## Start

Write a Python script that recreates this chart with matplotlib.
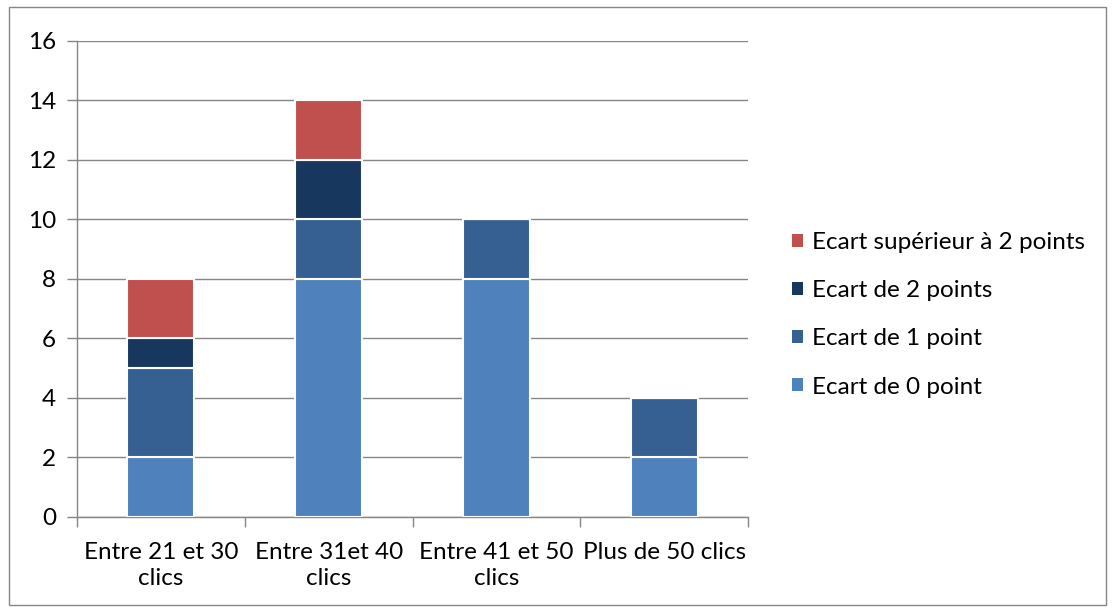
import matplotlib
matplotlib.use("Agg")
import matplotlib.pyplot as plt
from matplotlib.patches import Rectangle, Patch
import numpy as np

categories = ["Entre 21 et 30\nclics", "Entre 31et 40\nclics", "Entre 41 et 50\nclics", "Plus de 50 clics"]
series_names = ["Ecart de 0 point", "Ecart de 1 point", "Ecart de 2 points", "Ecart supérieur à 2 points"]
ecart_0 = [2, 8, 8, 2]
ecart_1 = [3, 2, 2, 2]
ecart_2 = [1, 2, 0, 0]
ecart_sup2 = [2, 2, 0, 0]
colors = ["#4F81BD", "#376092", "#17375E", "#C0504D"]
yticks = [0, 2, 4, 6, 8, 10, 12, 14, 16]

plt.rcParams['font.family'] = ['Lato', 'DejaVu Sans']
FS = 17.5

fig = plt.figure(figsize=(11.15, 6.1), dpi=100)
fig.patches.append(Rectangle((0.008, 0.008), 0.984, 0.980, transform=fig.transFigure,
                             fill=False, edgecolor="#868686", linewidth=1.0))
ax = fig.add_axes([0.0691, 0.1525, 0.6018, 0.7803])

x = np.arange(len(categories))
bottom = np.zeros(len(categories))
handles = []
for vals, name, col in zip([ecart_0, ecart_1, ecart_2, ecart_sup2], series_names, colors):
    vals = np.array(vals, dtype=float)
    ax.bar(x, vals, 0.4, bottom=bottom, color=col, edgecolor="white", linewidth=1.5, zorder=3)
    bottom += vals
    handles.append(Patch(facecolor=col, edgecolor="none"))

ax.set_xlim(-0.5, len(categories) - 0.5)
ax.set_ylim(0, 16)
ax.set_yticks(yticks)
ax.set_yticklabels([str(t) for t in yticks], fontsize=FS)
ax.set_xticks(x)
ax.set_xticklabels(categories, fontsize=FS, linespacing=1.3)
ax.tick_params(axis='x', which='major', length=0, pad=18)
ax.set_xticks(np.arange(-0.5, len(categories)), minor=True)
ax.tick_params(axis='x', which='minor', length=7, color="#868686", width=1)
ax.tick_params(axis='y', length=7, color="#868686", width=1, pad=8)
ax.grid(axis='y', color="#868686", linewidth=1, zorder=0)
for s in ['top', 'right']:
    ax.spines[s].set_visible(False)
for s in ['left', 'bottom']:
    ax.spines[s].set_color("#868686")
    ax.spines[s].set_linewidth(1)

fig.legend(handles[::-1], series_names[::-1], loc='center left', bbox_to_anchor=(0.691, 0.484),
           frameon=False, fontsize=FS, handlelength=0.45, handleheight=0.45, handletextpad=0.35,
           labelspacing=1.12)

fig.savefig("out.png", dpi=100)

## End

- Your task: Write out exactly the lines between the start of the data and the line with "import numpy as np", including both, but none of the pictures.

- Solved problem:
Write a Python script that recreates this chart with matplotlib.
import matplotlib
matplotlib.use("Agg")
import matplotlib.pyplot as plt
from matplotlib.patches import Rectangle, Patch
import numpy as np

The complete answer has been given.